As per the instruction of a taskforce on the RMG sector under the commerce ministry, the BFTI conducted the survey titled ‘Expansion and Facilitation of the RMG sector of Bangladesh’ and presented its summary at a workshop organised by the ministry at the CIRDAP auditorium in the capital.
The study also observed that import dependency of raw materials, lack of infrastructure including road
connectivity, inadequate utility services and limited facilities in ports, collateral requirements for bank loans and unjustified price quotes by buyers were challenges for the expansion and facilitation of the RMG sector.
Bangladesh should concentrate on upgradation and move towards high-end products and fast-moving consumer goods could also be targeted for overall product diversification, the BFTI said.
‘New potential markets must be explored for diversification and sustainability of the sector. The potential regions like Oceania, CIS and Latin American countries should be seriously considered for diversification,’ the study recommended.

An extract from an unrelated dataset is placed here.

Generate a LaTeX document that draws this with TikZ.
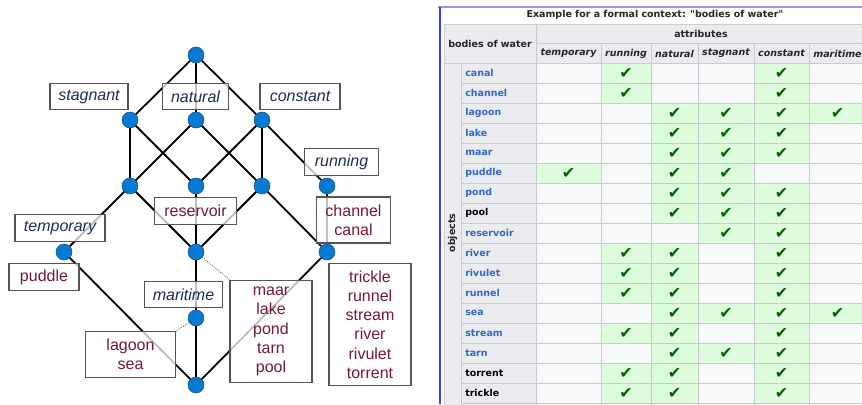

The report said Bangladesh was lagging far behind its international competitors like India, Vietnam and Sri Lanka in terms of efficient production due to lack of technical manpower and qualified local managers.
‘Efficiency is necessary in each level of value chain, from production to marketing, for making the industry more competitive and sustainable in the global market,’ the report read.
In the CIS region, Russia is the main export destination but Bangladesh faces up to 33.32 per cent duty on its major export item, garments, in the market, study said.
It also observed that non-tariff barriers like labelling requirements, other product characteristics requirements, certification requirements and additional charges were also hindering RMG export of Bangladesh to the CIS region.
Bangladesh RMG export to Australia and New Zealand witnessed a significant increase due to duty-free market access but the export faced high tariff rate in other Oceania countries like 32 per cent in Fiji, 25 per cent in Papua New Guinea and 20 per cent in Samoa, the BFTI study said.
Latin American countries could be the emerging export destinations for Bangladeshi readymade garment products but the imposition of higher rate of duty, 35 per cent by Brazil, 36.38 per cent by Ecuador, 35 per cent by Argentina and 15 per cent by Colombia, hindered the possibility, it said.
The report also identified tariff and non-tariff barriers as the key impediments to increasing Bangladesh’s RMG exports to Middle East.
The BFTI suggested that the government should think seriously of going for bilateral negotiations in order to remove tariff and non-tariff barriers in different countries.
The institute recommended establishing separate zones for the RMG in the special economic zones with adequate infrastructural and utility services and mitigating dependency on external sources for raw materials through cotton farming and increasing production of man-made staple fibres.
The study also emphasised a proper branding strategy saying that improvement of social compliance and labour issues would have a huge positive impact on the overall ‘Made in Bangladesh’ brand.
Commerce minister Tofail Ahmed, while addressing the workshop as chief guest, said that considering the increasing competition in the global business Bangladesh should go for both market and product diversification.
‘Bangladesh’s readymade garment sector is ready to face any global challenges as the sector has already established a strong foundation by setting up world-class factories and ensuring social compliance,’ the minister said.
BFTI chief executive officer Ali Ahmed, commerce secretary Shubhashish Bose, Centre for Policy Dialogue research director Khondaker Golam Moazzem, Bangladesh Institute of Development Studies senior research fellow Nazneen Ahmed, Bangladesh Institute of Labour Studies executive director Sultan Uddin Ahmed and commerce ministry additional secretary Tapan Kanti Ghosh spoke at the programme, among others.